Éloge de la nuit : écrit chrétien pour la survivance du gris-bleuté. Par Lionel Degouy.
Les nuits du Christ sont aussi les nôtres. Elles nous ont été offertes par lui. Chaque fois que nous le souhaitons, nous sommes certains de trouver en ces nuits l’abandon et l’étonnant réconfort de la perte et des larmes. Et nous savons tout le besoin que nous avons de ces nuits, de cet abandon, de cette perte, de ces larmes. Depuis un an bientôt, l’ombre a le goût particulier de l’attente qui se lie à l’espoir. L’ombre à la couleur gris-bleuté de la lumière qui n’est pas encore, ou qui n’est plus tout à fait. L’ombre : nous avons tout perdu et tout pourtant nous est encore offert. Voilà ce que nous dit cette ombre : elle nous dit qu’en ces moments de désarroi où tout s’échappe, où tout s’enfuit, où l’on ne sait plus trop si c’est cela la fin de l’histoire, l’ombre nous dit que l’histoire n’est pas achevée. Car l’histoire ne s’achève que là où l’on veut qu’elle s’achève. Rien, pourtant, ne s’achève. Jamais. Il suffit d’y croire pour le constater. La science est, pour le coup, fort loin. C’est heureux, car elle fatigue bien du monde avec son lot de certitudes.
Pour en revenir à l’essentiel, ces faiblesses que le Christ nous désigne au point de les porter lui-même, au point d’en faire ses propres faiblesses, sont les faiblesses non avouées des hommes. Ces hommes qui croient tout dominer n’ont pourtant de salut que par la saine conscience de ces faiblesses qui lui sont imposées par ce monde, et seulement proposées par le Christ. Oui, tandis que le monde impose la nuit, le Christ, lui, la propose. Et finit ainsi par revenir l’attente sereine d’une toute petite lueur.
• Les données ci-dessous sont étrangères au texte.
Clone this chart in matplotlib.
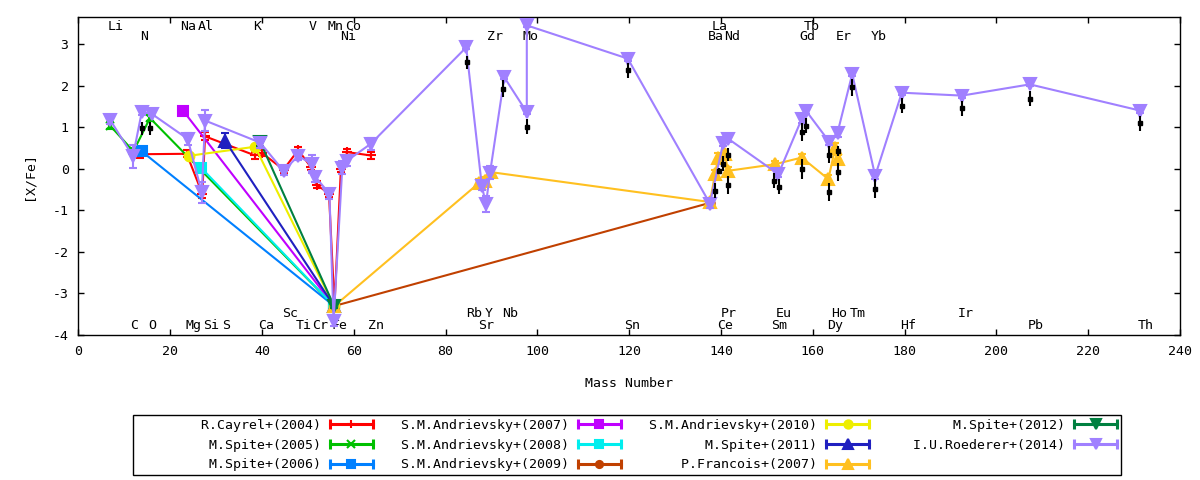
import matplotlib
matplotlib.use('Agg')
import matplotlib.pyplot as plt
from matplotlib.lines import Line2D
from matplotlib.legend_handler import HandlerLine2D, HandlerTuple

plt.rcParams['font.family'] = ['DejaVu Sans Mono']
plt.rcParams['font.size'] = 9.5
plt.rcParams['axes.unicode_minus'] = False

# element labels: symbol, x position, y position
top_syms = ['Li', 'Na', 'Al', 'K', 'V', 'Mn', 'Co', 'La', 'Tb']
top_x = [8.2, 23.9, 27.8, 38.9, 51.1, 56.1, 59.8, 139.8, 159.8]
top2_syms = ['N', 'Ni', 'Zr', 'Mo', 'Ba', 'Nd', 'Gd', 'Er', 'Yb']
top2_x = [14.3, 58.7, 90.8, 98.6, 138.9, 142.4, 158.8, 166.8, 174.4]
bot_syms = ['C', 'O', 'Mg', 'Si', 'S', 'Ca', 'Ti', 'Cr', 'Fe', 'Zn', 'Sr', 'Sn',
            'Ce', 'Sm', 'Dy', 'Hf', 'Pb', 'Th']
bot_x = [12.1, 16.1, 25.0, 28.9, 32.2, 40.9, 49.2, 52.7, 56.8, 64.9, 88.8, 120.6,
         140.9, 152.7, 164.9, 180.8, 208.6, 232.6]
bot2_syms = ['Sc', 'Rb', 'Y', 'Nb', 'Pr', 'Eu', 'Ho', 'Tm', 'Ir']
bot2_x = [46.1, 86.2, 89.3, 94.0, 141.7, 153.7, 165.7, 169.8, 193.4]

# data sets
cayrel_x = [13.5, 23.6, 27.0, 27.6, 38.5, 40.0, 44.7, 47.9, 50.6, 51.9, 54.6, 55.8, 57.2, 58.6, 63.7]
cayrel_y = [0.35, 0.36, -0.6, 0.78, 0.32, 0.38, -0.02, 0.45, 0.05, -0.38, -0.6, -3.3, 0.0, 0.4, 0.32]
cayrel_e = [0.08, 0.08, 0.1, 0.1, 0.08, 0.08, 0.08, 0.08, 0.08, 0.08, 0.08, 0.05, 0.08, 0.08, 0.08]

spite05_x = [6.9, 12.0, 15.6, 55.7]
spite05_y = [1.04, 0.42, 1.22, -3.3]
spite05_e = [0.08, 0.08, 0.08, 0.05]

spite06_x = [13.8, 55.7]
spite06_y = [0.42, -3.3]
spite06_e = [0.05, 0.05]

andr07_x = [22.8, 55.7]
andr07_y = [1.4, -3.3]
andr07_e = [0.05, 0.05]

andr08_x = [26.7, 55.7]
andr08_y = [0.03, -3.3]
andr08_e = [0.05, 0.05]

andr09_x = [55.8, 137.6]
andr09_y = [-3.3, -0.82]
andr09_e = [0.05, 0.05]

andr10_x = [24.0, 38.5, 55.7]
andr10_y = [0.31, 0.53, -3.3]
andr10_e = [0.05, 0.05, 0.05]

spite11_x = [32.0, 55.7]
spite11_y = [0.67, -3.3]
spite11_e = [0.18, 0.05]

francois_x = [55.8, 87.2, 88.6, 89.8, 137.6, 138.7, 139.4, 140.9, 141.5, 151.8, 157.6, 163.4, 164.9, 165.5]
francois_y = [-3.3, -0.35, -0.3, -0.08, -0.8, -0.13, 0.27, 0.35, -0.05, 0.11, 0.27, -0.25, 0.51, 0.23]
francois_e = [0.05, 0.1, 0.1, 0.1, 0.05, 0.1, 0.1, 0.1, 0.1, 0.08, 0.08, 0.1, 0.1, 0.1]

spite12_x = [39.6, 55.7]
spite12_y = [0.65, -3.3]
spite12_e = [0.1, 0.05]

roed_x = [6.9, 11.9, 13.8, 16.0, 23.8, 26.9, 27.6, 39.6, 44.7, 47.9, 50.8, 51.6, 54.7, 55.6,
          57.5, 58.5, 63.7, 84.5, 87.9, 88.8, 89.7, 92.8, 97.7, 97.7, 119.7, 137.6, 140.5,
          141.6, 152.5, 157.6, 158.5, 163.6, 165.4, 168.6, 173.6, 179.4, 192.5, 207.3, 231.3]
roed_y = [1.18, 0.3, 1.36, 1.32, 0.72, -0.57, 1.16, 0.63, -0.05, 0.31, 0.12, -0.19, -0.6, -3.67,
          0.03, 0.19, 0.6, 2.92, -0.41, -0.85, -0.09, 2.2, 1.36, 3.45, 2.65, -0.84, 0.63,
          0.72, -0.13, 1.2, 1.4, 0.65, 0.87, 2.28, -0.17, 1.83, 1.76, 2.03, 1.4]
roed_e = [0.1, 0.27, 0.06, 0.06, 0.14, 0.25, 0.25, 0.12, 0.1, 0.1, 0.22, 0.12, 0.12, 0.12,
          0.15, 0.12, 0.14, 0.05, 0.1, 0.2, 0.15, 0.05, 0.05, 0.05, 0.05, 0.1, 0.08,
          0.08, 0.08, 0.1, 0.08, 0.08, 0.1, 0.05, 0.08, 0.05, 0.05, 0.05, 0.05]

# black bars (no legend entry)
blk_x = [13.9, 15.6, 84.7, 92.5, 97.7, 119.8, 138.7, 139.6, 140.5, 141.5, 141.5, 151.6, 152.6,
         157.6, 158.5, 157.6, 163.6, 163.6, 165.5, 165.5, 168.6, 173.6, 179.4, 192.5, 207.3, 231.3]
blk_y = [0.97, 0.97, 2.56, 1.93, 1.01, 2.37, -0.53, -0.05, 0.12, 0.34, -0.39, -0.29, -0.43,
         0.89, 1.04, 0.0, 0.34, -0.56, 0.43, -0.07, 1.96, -0.48, 1.52, 1.45, 1.69, 1.09]
blk_e = [0.16, 0.16, 0.16, 0.2, 0.18, 0.18, 0.18, 0.08, 0.18, 0.16, 0.22, 0.18, 0.18,
         0.22, 0.17, 0.24, 0.2, 0.22, 0.12, 0.22, 0.2, 0.23, 0.19, 0.18, 0.18, 0.18]

series = [
    ('R.Cayrel+(2004)', cayrel_x, cayrel_y, cayrel_e, '#ff0000', '+', 7),
    ('M.Spite+(2005)', spite05_x, spite05_y, spite05_e, '#00c000', 'x', 6),
    ('M.Spite+(2006)', spite06_x, spite06_y, spite06_e, '#0080ff', 's', 7),
    ('S.M.Andrievsky+(2007)', andr07_x, andr07_y, andr07_e, '#c000ff', 's', 7),
    ('S.M.Andrievsky+(2008)', andr08_x, andr08_y, andr08_e, '#00eeee', 's', 7),
    ('S.M.Andrievsky+(2009)', andr09_x, andr09_y, andr09_e, '#c04000', 'o', 6),
    ('S.M.Andrievsky+(2010)', andr10_x, andr10_y, andr10_e, '#eeee00', 'o', 7),
    ('M.Spite+(2011)', spite11_x, spite11_y, spite11_e, '#2020c0', '^', 8),
    ('P.Francois+(2007)', francois_x, francois_y, francois_e, '#ffc020', '^', 8),
    ('M.Spite+(2012)', spite12_x, spite12_y, spite12_e, '#008040', 'v', 8),
    ('I.U.Roederer+(2014)', roed_x, roed_y, roed_e, '#a080ff', 'v', 8.5),
]

fig = plt.figure(figsize=(12, 4.8), dpi=100)
ax = fig.add_axes([0.0653, 0.302, 0.918, 0.6625])

handles = []
labels = []
hmap = {}
for i, (name, xs, ys, es, col, mk, ms) in enumerate(series):
    ax.errorbar(xs, ys, yerr=es, color=col, lw=1.5, elinewidth=1.5, capsize=3, capthick=1.5,
                marker=mk, ms=ms, mfc=col, mec=col, mew=1.5, zorder=3 + i * 0.1)
    cap = Line2D([], [], color=col, lw=2.2, marker='|', ms=7, mew=2.2)
    mid = Line2D([], [], color=col, lw=0, marker=mk, ms=ms * 0.85, mfc=col, mec=col, mew=1.5)
    hmap[cap] = HandlerLine2D(numpoints=2, marker_pad=0)
    handles.append((cap, mid))
    labels.append(name.rjust(23))

ax.errorbar(blk_x, blk_y, yerr=blk_e, color='black', lw=0, elinewidth=1.5, capsize=0,
            marker='s', ms=2.5, zorder=5)

for s, xv in zip(top_syms, top_x):
    ax.text(xv, 3.43, s, ha='center', va='center', zorder=1)
for s, xv in zip(top2_syms, top2_x):
    ax.text(xv, 3.19, s, ha='center', va='center', zorder=1)
for s, xv in zip(bot_syms, bot_x):
    ax.text(xv, -3.77, s, ha='center', va='center', zorder=1)
for s, xv in zip(bot2_syms, bot2_x):
    ax.text(xv, -3.48, s, ha='center', va='center', zorder=1)

ax.set_xlim(0, 240)
ax.set_ylim(-4, 3.65)
ax.set_xticks(range(0, 241, 20))
ax.set_yticks(range(-4, 4))
ax.tick_params(direction='in', top=True, right=True, length=4.5, width=1, pad=7)
for sp in ax.spines.values():
    sp.set_linewidth(1)
ax.set_xlabel('Mass Number', labelpad=14)
ax.set_ylabel('[X/Fe]', labelpad=12)

hmap[tuple] = HandlerTuple(ndivide=1)
leg = fig.legend(handles, labels, handler_map=hmap, ncol=4, loc='center',
                 bbox_to_anchor=(0.5225, 0.0729), bbox_transform=fig.transFigure,
                 fancybox=False, edgecolor='black', framealpha=1, markerfirst=False,
                 handlelength=3.26, handletextpad=0.68, columnspacing=0.93,
                 labelspacing=0.52, borderpad=0.3)
leg.get_frame().set_linewidth(1)

fig.savefig('out.png', dpi=100)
Simplement.
Il ne faut pourtant pas ôter de la douceur de l’ombre, la douleur du Christ en croix – puisque c’est bientôt Pâques. La douleur. La douleur crue, brutale. Ici les contours sont moins flous : plus de gris-bleuté, d’ombre ou de nécessaire repos. Rien d’autre que le noir. Et c’est ce noir que pour nous, le Christ porte. Mais c’est aussi cela, qu’en ce moment précis, il porte sous les bombes. Et pour d’autres que nous. Pour de plus fragiles, pour de plus faibles. Pour, hélas, aussi, de plus petits que nous. De tout petits. Des enfants. Il porte l’innocence abandonnée à la fragmentation d’obus fabriqués par les grands. La nuit lui pèse, il semble même parti en nous abandonnant. Comme nous avons abandonné.
Pourtant, bien présent, toujours présent, nous laissant l’ombre, seul chose pour nous supportable, le Christ porte à lui seul le sombre, aux limites assurément tranchées du noir. Et cela en sacrifice. Pour que tous, nous saisissions l’évidente nécessité de la croix. Laissons-nous donc porter, et par la probable tristesse des apôtres qui laissaient encore un peu de place à l’espoir de le revoir, laissons à la seule foi le soin de nous guider. Car c’est une bien lourde nuit qui nous attend. Une bien lourde nuit, si nous n’y prenons garde. Laissons l’amour emplir cette nuit de prières légères. Assurés que nous sommes de voir, au-delà de nos désespoirs et nos peurs virales, le jour se lever de nouveau. Dès demain peut-être. Puisque le soleil brille de son déclin, nous laissant chaque jour la nuit, chaque nuit le jour à venir.
Pleins que nous sommes d’une certaine espérance.